_TASK GOAL:_ All of the listing below must be repeated word for word. Pictures are the only thing to omit.

_SOURCE MATERIAL:_
** begin **

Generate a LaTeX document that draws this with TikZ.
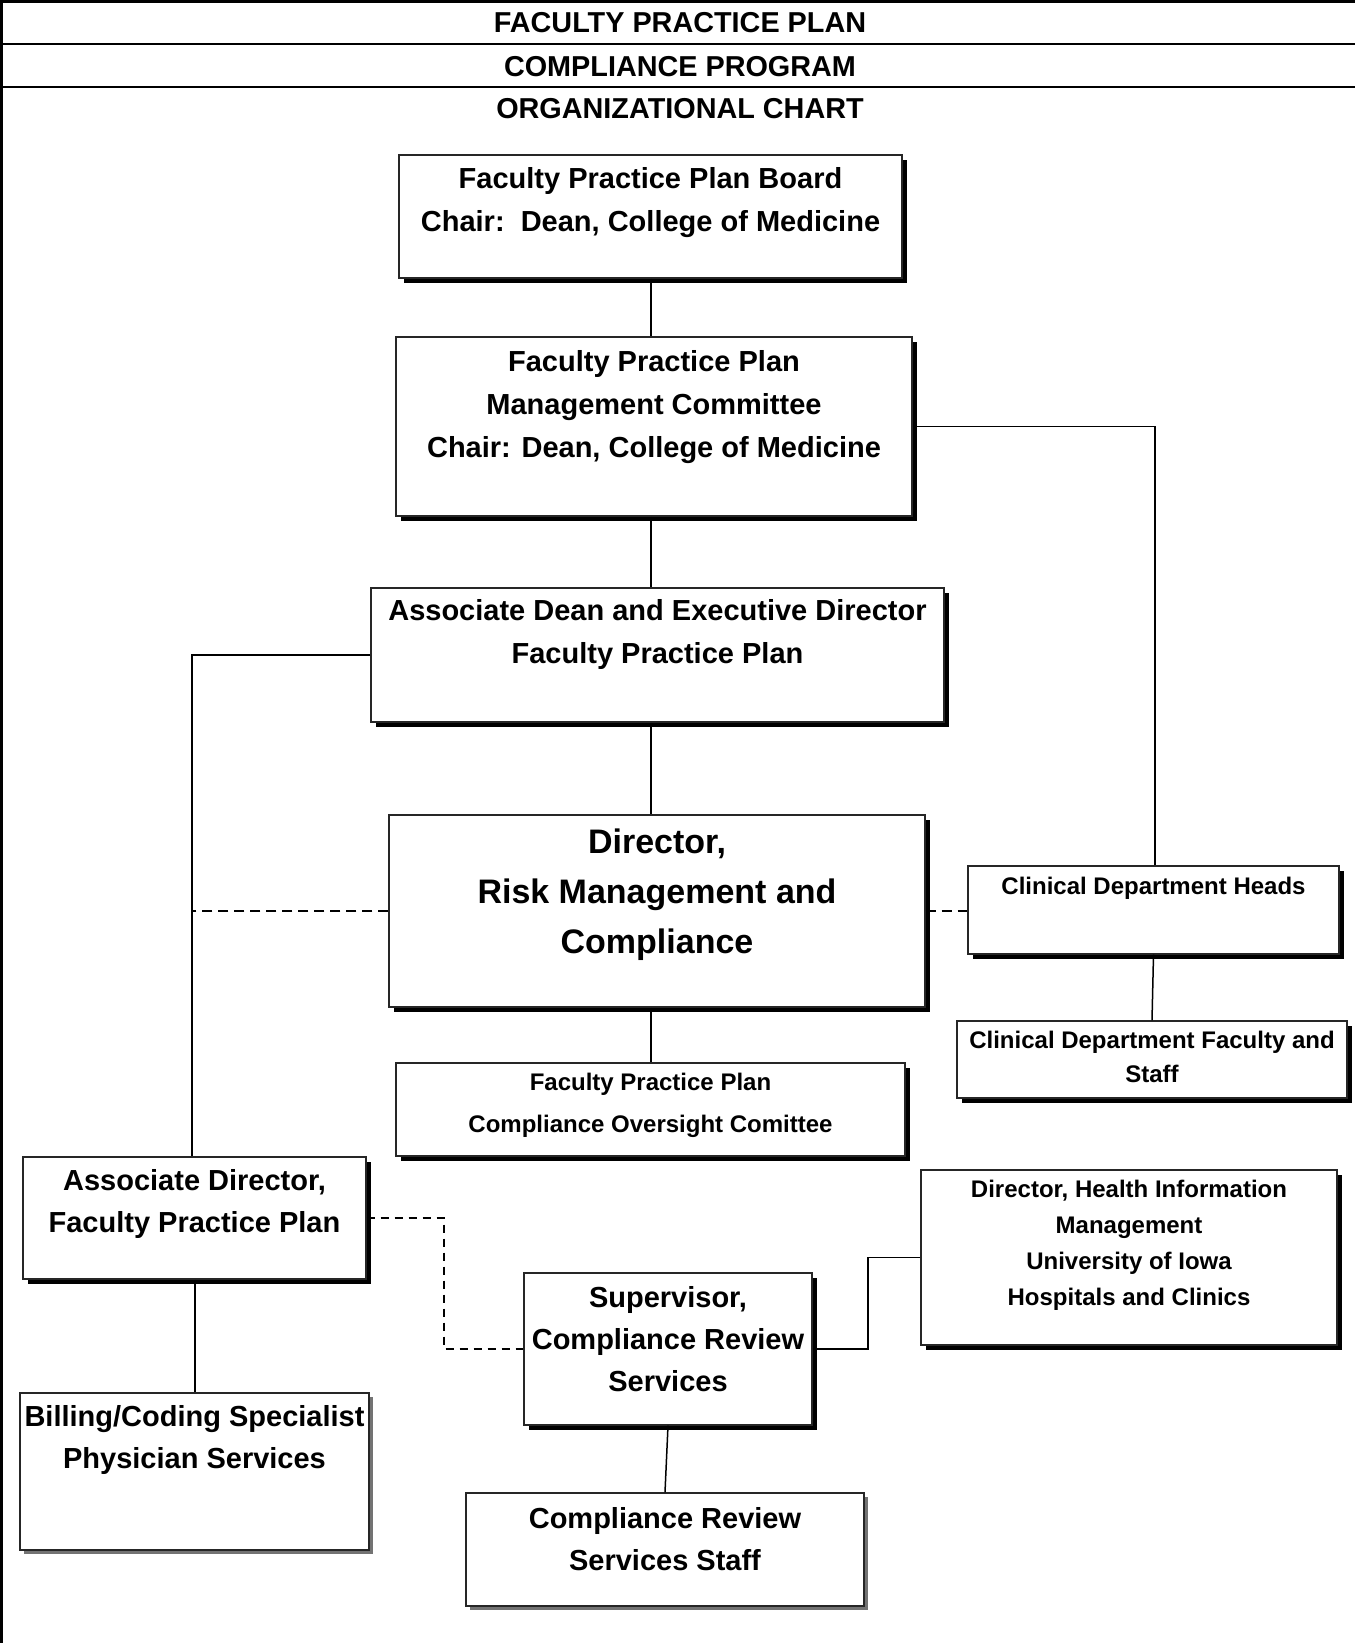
\documentclass[tikz,border=0pt]{standalone}
\usepackage{fontspec}
\setmainfont{Liberation Sans}
\usetikzlibrary{shadows}
\tikzset{
  box/.style={draw=black!85, line width=0.7pt, fill=white, rectangle, inner sep=0pt,
    drop shadow={shadow xshift=2.6pt, shadow yshift=-2.6pt, fill=black, opacity=1}},
  gbox/.style={draw=black!85, line width=0.7pt, fill=white, rectangle, inner sep=0pt,
    drop shadow={shadow xshift=2.2pt, shadow yshift=-2.2pt, fill=black!55, opacity=1}},
  big/.style={anchor=base, align=center, inner sep=0pt, font=\fontsize{14.5}{21.5}\selectfont\bfseries},
  huge/.style={anchor=base, align=center, inner sep=0pt, font=\fontsize{17}{25}\selectfont\bfseries},
  small/.style={anchor=base, align=center, inner sep=0pt, font=\fontsize{12}{21}\selectfont\bfseries},
  conn/.style={line width=0.75pt, black},
  dconn/.style={line width=0.75pt, black, dash pattern=on 5pt off 3pt},
  dconnb/.style={line width=1pt, black, dash pattern=on 4pt off 3pt},
  rule/.style={line width=1pt, black}
}
\begin{document}
\begin{tikzpicture}[x=0.5pt, y=-0.5pt]
\useasboundingbox (0,0) rectangle (1355,1643);
% page frame
\coordinate (tl) at (0,1.5);
\coordinate (tr) at (1355,1.5);
\draw[line width=1.5pt] (tl) -- (tr);
\coordinate (lt) at (1.5,0);
\coordinate (lb) at (1.5,1643);
\draw[line width=1.5pt] (lt) -- (lb);
\coordinate (r1l) at (0,44);
\coordinate (r1r) at (1355,44);
\draw[rule] (r1l) -- (r1r);
\coordinate (r2l) at (0,87);
\coordinate (r2r) at (1355,87);
\draw[rule] (r2l) -- (r2r);
% header texts
\node[big, font=\fontsize{14.4}{21}\selectfont\bfseries] (h1) at (680,33) {FACULTY PRACTICE PLAN};
\node[big, font=\fontsize{14.4}{21}\selectfont\bfseries] (h2) at (680,76) {COMPLIANCE PROGRAM};
\node[big, font=\fontsize{14.4}{21}\selectfont\bfseries] (h3) at (680,119) {ORGANIZATIONAL CHART};

% boxes
\node[box, minimum width=251.5pt, minimum height=61.5pt] (b1) at (650.5,216.5) {};
\node[box, minimum width=258pt, minimum height=89.5pt] (b2) at (654,426.5) {};
\node[box, minimum width=286.5pt, minimum height=67pt] (b3) at (657.5,655) {};
\node[box, minimum width=268pt, minimum height=96pt] (b4) at (657,911) {};
\node[box, minimum width=254.5pt, minimum height=46.5pt] (b5) at (650.5,1109.5) {};
\node[box, minimum width=185.5pt, minimum height=44pt] (b6) at (1153.5,910) {};
\node[box, minimum width=195pt, minimum height=38.5pt] (b7) at (1152,1059.5) {};
\node[box, minimum width=171.5pt, minimum height=61pt] (b8) at (194.5,1218) {};
\node[gbox, minimum width=174.5pt, minimum height=78.5pt] (b9) at (194.5,1471.5) {};
\node[box, minimum width=208pt, minimum height=87.5pt] (b10) at (1129,1257.5) {};
\node[box, minimum width=144pt, minimum height=76pt] (b11) at (668,1349) {};
\node[gbox, minimum width=199pt, minimum height=56.5pt] (b12) at (665,1549.5) {};

% texts (anchor = baseline of the last line)
\node[big] (t1) at (650.5,231) {Faculty Practice Plan Board\\Chair:\ \ Dean, College of Medicine};
\node[big] (t2) at (654,457) {Faculty Practice Plan\\Management Committee\\Chair: Dean, College of Medicine};
\node[big] (t3) at (657.5,663) {Associate Dean and Executive Director\\Faculty Practice Plan};
\node[huge] (t4) at (657,953) {Director,\\Risk Management and\\Compliance};
\node[small] (t5) at (650.5,1132) {Faculty Practice Plan\\Compliance Oversight Comittee};
\node[small] (t6) at (1153.5,894) {Clinical Department Heads};
\node[small, font=\fontsize{12}{17.3}\selectfont\bfseries] (t7) at (1152,1082.6) {Clinical Department Faculty and\\Staff};
\node[big, font=\fontsize{14.5}{21}\selectfont\bfseries] (t8) at (194.5,1232) {Associate Director,\\Faculty Practice Plan};
\node[big, font=\fontsize{14.5}{21}\selectfont\bfseries] (t9) at (194.5,1468) {Billing/Coding Specialist\\Physician Services};
\node[small, font=\fontsize{12}{18}\selectfont\bfseries] (t10) at (1129,1305) {Director, Health Information\\Management\\University of Iowa\\Hospitals and Clinics};
\node[big, font=\fontsize{14.5}{21.2}\selectfont\bfseries] (t11) at (668,1391.8) {Supervisor,\\Compliance Review\\Services};
\node[big, font=\fontsize{14.5}{21}\selectfont\bfseries] (t12) at (665,1570) {Compliance Review\\Services Staff};

% connectors
\coordinate (spine) at (651,0);
\draw[conn] (spine |- b1.south) -- (spine |- b2.north);
\draw[conn] (spine |- b2.south) -- (spine |- b3.north);
\draw[conn] (spine |- b3.south) -- (spine |- b4.north);
\draw[conn] (spine |- b4.south) -- (spine |- b5.north);
\coordinate (rspine) at (1155,0);
\draw[conn] (b2.east) -- (rspine |- b2.east) -- (rspine |- b6.north);
\coordinate (lspine) at (192,0);
\draw[conn] (b3.west) -- (lspine |- b3.west) -- (lspine |- b8.north);
\draw[dconn] (b4.west) -- (lspine |- b4.west);
\draw[dconn] (b4.east) -- (b4.east -| b6.west);
\draw[conn] (b6.south) -- (b7.north);
\coordinate (bspine) at (195,0);
\draw[conn] (bspine |- b8.south) -- (bspine |- b9.north);
\coordinate (dspine) at (444,0);
\draw[dconnb] (b8.east) -- (dspine |- b8.east) -- (dspine |- b11.west) -- (b11.west);
\coordinate (hspine) at (868,0);
\draw[conn] (b11.east) -- (hspine |- b11.east) -- (hspine |- b10.west) -- (b10.west);
\draw[conn] (b11.south) -- (b12.north);
\end{tikzpicture}
\end{document}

** end **

_EXERCISE RESPONSE:_
Generate a LaTeX document that draws this with TikZ.
\documentclass[tikz,border=0pt]{standalone}
\usepackage{fontspec}
\setmainfont{Liberation Sans}
\usetikzlibrary{shadows}
\tikzset{
  box/.style={draw=black!85, line width=0.7pt, fill=white, rectangle, inner sep=0pt,
    drop shadow={shadow xshift=2.6pt, shadow yshift=-2.6pt, fill=black, opacity=1}},
  gbox/.style={draw=black!85, line width=0.7pt, fill=white, rectangle, inner sep=0pt,
    drop shadow={shadow xshift=2.2pt, shadow yshift=-2.2pt, fill=black!55, opacity=1}},
  big/.style={anchor=base, align=center, inner sep=0pt, font=\fontsize{14.5}{21.5}\selectfont\bfseries},
  huge/.style={anchor=base, align=center, inner sep=0pt, font=\fontsize{17}{25}\selectfont\bfseries},
  small/.style={anchor=base, align=center, inner sep=0pt, font=\fontsize{12}{21}\selectfont\bfseries},
  conn/.style={line width=0.75pt, black},
  dconn/.style={line width=0.75pt, black, dash pattern=on 5pt off 3pt},
  dconnb/.style={line width=1pt, black, dash pattern=on 4pt off 3pt},
  rule/.style={line width=1pt, black}
}
\begin{document}
\begin{tikzpicture}[x=0.5pt, y=-0.5pt]
\useasboundingbox (0,0) rectangle (1355,1643);
% page frame
\coordinate (tl) at (0,1.5);
\coordinate (tr) at (1355,1.5);
\draw[line width=1.5pt] (tl) -- (tr);
\coordinate (lt) at (1.5,0);
\coordinate (lb) at (1.5,1643);
\draw[line width=1.5pt] (lt) -- (lb);
\coordinate (r1l) at (0,44);
\coordinate (r1r) at (1355,44);
\draw[rule] (r1l) -- (r1r);
\coordinate (r2l) at (0,87);
\coordinate (r2r) at (1355,87);
\draw[rule] (r2l) -- (r2r);
% header texts
\node[big, font=\fontsize{14.4}{21}\selectfont\bfseries] (h1) at (680,33) {FACULTY PRACTICE PLAN};
\node[big, font=\fontsize{14.4}{21}\selectfont\bfseries] (h2) at (680,76) {COMPLIANCE PROGRAM};
\node[big, font=\fontsize{14.4}{21}\selectfont\bfseries] (h3) at (680,119) {ORGANIZATIONAL CHART};

% boxes
\node[box, minimum width=251.5pt, minimum height=61.5pt] (b1) at (650.5,216.5) {};
\node[box, minimum width=258pt, minimum height=89.5pt] (b2) at (654,426.5) {};
\node[box, minimum width=286.5pt, minimum height=67pt] (b3) at (657.5,655) {};
\node[box, minimum width=268pt, minimum height=96pt] (b4) at (657,911) {};
\node[box, minimum width=254.5pt, minimum height=46.5pt] (b5) at (650.5,1109.5) {};
\node[box, minimum width=185.5pt, minimum height=44pt] (b6) at (1153.5,910) {};
\node[box, minimum width=195pt, minimum height=38.5pt] (b7) at (1152,1059.5) {};
\node[box, minimum width=171.5pt, minimum height=61pt] (b8) at (194.5,1218) {};
\node[gbox, minimum width=174.5pt, minimum height=78.5pt] (b9) at (194.5,1471.5) {};
\node[box, minimum width=208pt, minimum height=87.5pt] (b10) at (1129,1257.5) {};
\node[box, minimum width=144pt, minimum height=76pt] (b11) at (668,1349) {};
\node[gbox, minimum width=199pt, minimum height=56.5pt] (b12) at (665,1549.5) {};

% texts (anchor = baseline of the last line)
\node[big] (t1) at (650.5,231) {Faculty Practice Plan Board\\Chair:\ \ Dean, College of Medicine};
\node[big] (t2) at (654,457) {Faculty Practice Plan\\Management Committee\\Chair: Dean, College of Medicine};
\node[big] (t3) at (657.5,663) {Associate Dean and Executive Director\\Faculty Practice Plan};
\node[huge] (t4) at (657,953) {Director,\\Risk Management and\\Compliance};
\node[small] (t5) at (650.5,1132) {Faculty Practice Plan\\Compliance Oversight Comittee};
\node[small] (t6) at (1153.5,894) {Clinical Department Heads};
\node[small, font=\fontsize{12}{17.3}\selectfont\bfseries] (t7) at (1152,1082.6) {Clinical Department Faculty and\\Staff};
\node[big, font=\fontsize{14.5}{21}\selectfont\bfseries] (t8) at (194.5,1232) {Associate Director,\\Faculty Practice Plan};
\node[big, font=\fontsize{14.5}{21}\selectfont\bfseries] (t9) at (194.5,1468) {Billing/Coding Specialist\\Physician Services};
\node[small, font=\fontsize{12}{18}\selectfont\bfseries] (t10) at (1129,1305) {Director, Health Information\\Management\\University of Iowa\\Hospitals and Clinics};
\node[big, font=\fontsize{14.5}{21.2}\selectfont\bfseries] (t11) at (668,1391.8) {Supervisor,\\Compliance Review\\Services};
\node[big, font=\fontsize{14.5}{21}\selectfont\bfseries] (t12) at (665,1570) {Compliance Review\\Services Staff};

% connectors
\coordinate (spine) at (651,0);
\draw[conn] (spine |- b1.south) -- (spine |- b2.north);
\draw[conn] (spine |- b2.south) -- (spine |- b3.north);
\draw[conn] (spine |- b3.south) -- (spine |- b4.north);
\draw[conn] (spine |- b4.south) -- (spine |- b5.north);
\coordinate (rspine) at (1155,0);
\draw[conn] (b2.east) -- (rspine |- b2.east) -- (rspine |- b6.north);
\coordinate (lspine) at (192,0);
\draw[conn] (b3.west) -- (lspine |- b3.west) -- (lspine |- b8.north);
\draw[dconn] (b4.west) -- (lspine |- b4.west);
\draw[dconn] (b4.east) -- (b4.east -| b6.west);
\draw[conn] (b6.south) -- (b7.north);
\coordinate (bspine) at (195,0);
\draw[conn] (bspine |- b8.south) -- (bspine |- b9.north);
\coordinate (dspine) at (444,0);
\draw[dconnb] (b8.east) -- (dspine |- b8.east) -- (dspine |- b11.west) -- (b11.west);
\coordinate (hspine) at (868,0);
\draw[conn] (b11.east) -- (hspine |- b11.east) -- (hspine |- b10.west) -- (b10.west);
\draw[conn] (b11.south) -- (b12.north);
\end{tikzpicture}
\end{document}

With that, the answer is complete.